Pues resulta que, con normativa de la Unión Europea o sin ella, la mitad de los juguetes con los que se entretienen nuestros hijos no cumple los requisitos mínimos de seguridad exigidos. Tiempos aquellos en que con un pedazo de caña y una latilla nos fabricábamos una flecha, o una lima afilada nos servía para jugar al pincho sin destrozarnos el pie. Pero eran, claro, otros momentos. Eran, claro, otro tipo de niños.

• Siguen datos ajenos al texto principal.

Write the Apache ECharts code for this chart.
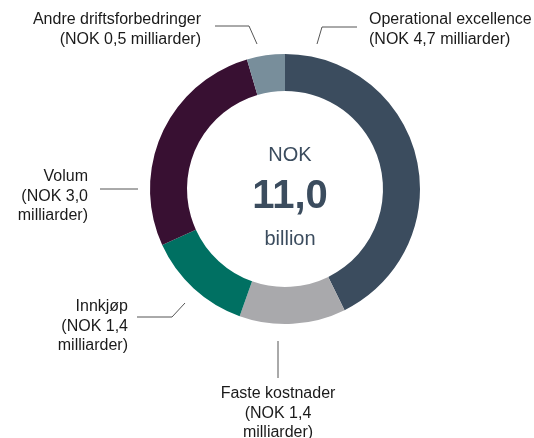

Porque no me negarán ustedes que, si los niños tienen juguetes peligrosos (¿cuáles quedan, me apresuro a preguntarme?), tampoco podemos exigirles a los padres que velen hasta extremos patológicos por la integridad de sus retoños, si ninguno dice ni pío con la que les está cayendo en todo lo alto desde hace algunos años: mismamente, desde que los niños se han convertido en objetivo de mercado, en target de orquestadas campañas de consumo. Campañas a las que, además, les importa tres pitos la edad de los chavales. O, dicho de otra manera, campañas que ni siquiera tratan de endilgarles a la tarjeta de crédito de papá o de mamá un juguete electrónico de los caros y pijos, sino que más bien parece que lo que pretenden es acortar cada vez más la infancia y acelerar el ciclo vital de los chavales. Convertirlos en viejos antes de tiempo.

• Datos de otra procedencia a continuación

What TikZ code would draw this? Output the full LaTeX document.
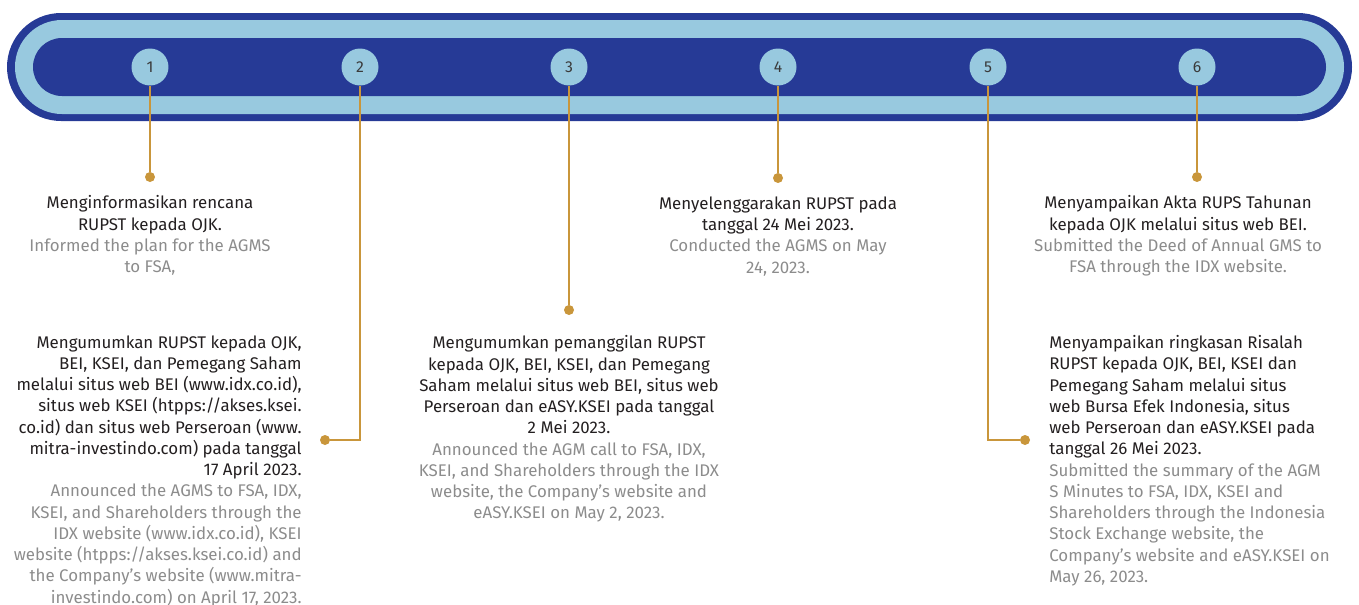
\documentclass[tikz,border=0pt]{standalone}
\usepackage{fontspec}
\setmainfont{Fira Sans}
\usetikzlibrary{positioning}
\definecolor{bandblue}{HTML}{263A96}
\definecolor{bandlight}{HTML}{98C9DF}
\definecolor{leadgold}{HTML}{C9963B}
\definecolor{inkblack}{HTML}{231F20}
\definecolor{engrey}{HTML}{8C8C8C}
\definecolor{numgrey}{HTML}{3A3A3A}
\newcommand{\engline}[1]{\textcolor{engrey}{#1}}
\tikzset{
  stepnum/.style={circle, fill=bandlight, minimum size=0.74cm, inner sep=0pt, text=numgrey, font=\fontsize{9}{10}\selectfont},
  stepdot/.style={circle, fill=leadgold, minimum size=0.2cm, inner sep=0pt},
  lead/.style={draw=leadgold, line width=1.3pt},
  steptext/.style={inner sep=0pt, text=inkblack, font=\fontsize{9.6}{12.1}\selectfont},
}

\begin{document}
\begin{tikzpicture}[x=0.02cm, y=-0.02cm]
  \useasboundingbox (0,0) rectangle (1359,605);
  % the band
  \fill[bandblue, rounded corners=1.08cm] (7,13) rectangle (1352,121);
  \fill[bandlight, rounded corners=0.94cm] (15,20) rectangle (1344,114);
  \fill[bandblue, rounded corners=0.58cm] (33,38) rectangle (1326,96);

  % steps
  \node (n1) [stepnum] at (150,67) {1};
  \node (n2) [stepnum] at (360,67) {2};
  \node (n3) [stepnum] at (569,67) {3};
  \node (n4) [stepnum] at (778,67) {4};
  \node (n5) [stepnum] at (988,67) {5};
  \node (n6) [stepnum] at (1197,67) {6};

  \node (d1) [stepdot] at (150,177) {};
  \node (d2) [stepdot] at (325,440) {};
  \node (d3) [stepdot] at (569,310) {};
  \node (d4) [stepdot] at (778,178) {};
  \node (d5) [stepdot] at (1025,440) {};
  \node (d6) [stepdot] at (1197,177) {};

  \draw[lead] (n1) -- (d1);
  \draw[lead] (n2) |- (d2);
  \draw[lead] (n3) -- (d3);
  \draw[lead] (n4) -- (d4);
  \draw[lead] (n5) |- (d5);
  \draw[lead] (n6) -- (d6);

  % texts
  \node (t1) [steptext, align=center, below=0.26cm of d1] {Menginformasikan rencana\\RUPST kepada OJK.\\
    \engline{Informed the plan for the AGMS}\\\engline{to FSA,}};
  \node (t2) [steptext, align=right, anchor=north east] at (302,335) {Mengumumkan RUPST kepada OJK,\\
    BEI, KSEI, dan Pemegang Saham\\melalui situs web BEI (www.idx.co.id),\\situs web KSEI (htpps://akses.ksei.\\
    co.id) dan situs web Perseroan (www.\\mitra-investindo.com) pada tanggal\\17 April 2023.\\
    \engline{Announced the AGMS to FSA, IDX,}\\\engline{KSEI, and Shareholders through the}\\
    \engline{IDX website (www.idx.co.id), KSEI}\\\engline{website (htpps://akses.ksei.co.id) and}\\
    \engline{the Company’s website (www.mitra-}\\\engline{investindo.com) on April 17, 2023.}};
  \node (t3) [steptext, align=center, below=0.4cm of d3] {Mengumumkan pemanggilan RUPST\\kepada OJK, BEI, KSEI, dan Pemegang\\
    Saham melalui situs web BEI, situs web\\Perseroan dan eASY.KSEI pada tanggal\\2 Mei 2023.\\
    \engline{Announced the AGM call to FSA, IDX,}\\\engline{KSEI, and Shareholders through the IDX}\\
    \engline{website, the Company’s website and}\\\engline{eASY.KSEI on May 2, 2023.}};
  \node (t4) [steptext, align=center, below=0.26cm of d4] {Menyelenggarakan RUPST pada\\tanggal 24 Mei 2023.\\
    \engline{Conducted the AGMS on May}\\\engline{24, 2023.}};
  \node (t5) [steptext, align=left, anchor=north west] at (1049,335) {Menyampaikan ringkasan Risalah\\
    RUPST kepada OJK, BEI, KSEI dan\\Pemegang Saham melalui situs\\web Bursa Efek Indonesia, situs\\
    web Perseroan dan eASY.KSEI pada\\tanggal 26 Mei 2023.\\
    \engline{Submitted the summary of the AGM}\\\engline{S Minutes to FSA, IDX, KSEI and}\\
    \engline{Shareholders through the Indonesia}\\\engline{Stock Exchange website, the}\\
    \engline{Company’s website and eASY.KSEI on}\\\engline{May 26, 2023.}};
  \node (t6) [steptext, align=center, below=0.26cm of d6, xshift=-0.38cm] {Menyampaikan Akta RUPS Tahunan\\
    kepada OJK melalui situs web BEI.\\
    \engline{Submitted the Deed of Annual GMS to}\\\engline{FSA through the IDX website.}};
\end{tikzpicture}
\end{document}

En nuestra sociedad parece que los niños ya no existen. Pongan ustedes la televisión a cualquier hora y verán que los dibujos animados sólo se emiten por la mañana muy temprano, tempranísimo, y no a la hora tradicional de la merienda, espacio conquistado por las meretrices y los exhibicionistas de lo catódico. Esperen ustedes un viernes en prime-time y verán a niños contando chistes verdes, a mamás orgullosísimas de lo trastos que son sus pequeños, a crías de siete años fardando de cuernos y novios y, ya rizando el rizo, a progenitoras superencantadas porque la benjamina de la casa baila rap duro y si gana el premio de la semana se hará un piercing en la ceja izquierda. Si llevamos unos añitos donde se nos está vendiendo que para triunfar en sociedad es conveniente no dar un palo al agua y echarle morro al asunto, la cosa se vuelve más preocupante cuando vemos que el síndrome de la mamá del artista corre suelto por todas las televisiones, todos los concursos, todos los hoteles del país, donde van en peregrinación a presentar al nene y a la nena a ver si se hace famosete y los saca a todos de pobres. Hemos sustituido el sueño de ganar la lotería, la quiniela o la primitiva por el de explotar al niño, y parece que importa poco que después la criaturita, cuando le quiten la alfombra de los pies, pueda desarrollar traumas, psicopatías, neuras, celos. Si ustedes no se acuerdan de Macauly Caulkin (el chavalín de Solo en casa), seguro que a todos les suena, del papel couché, el quinario que pasó luego Joselito.
Vale que todos somos conscientes de que hoy los niños no son tontos, que saben más que Briján, y que tampoco es cuestión de mantenerlos toda la vida en la inopia de los cuentos de hadas y las casitas de caramelo. Pero la explotación inhumana a la que se ven sometidos, a veces por sus padres, y otras por empresas televisivas o discográficas no parece de recibo. Los niños son niños, y no tienen que ser otra cosa sino niños. Niños felices, no preadolescentes espabilaos de siete años ni pilinguis prepúberes que no pueden entender la música que escuchan ni la que repiten. Niños que jueguen y rían, que aprendan que el triunfo en la vida no es cuestión de carambolas, sino de esfuerzo, y que hay una edad para cada cosa, y que todo llega a su momento. Luego nos echamos las manos a la cabeza, nos escandalizamos de que tengamos dentro del cesto al huevo de la serpiente, sin querer aceptar que estamos criando a Calígula, entre nosotros, por nuestra falta de cariño, porque creemos que son nuestros juguetes, desde chiquetitos.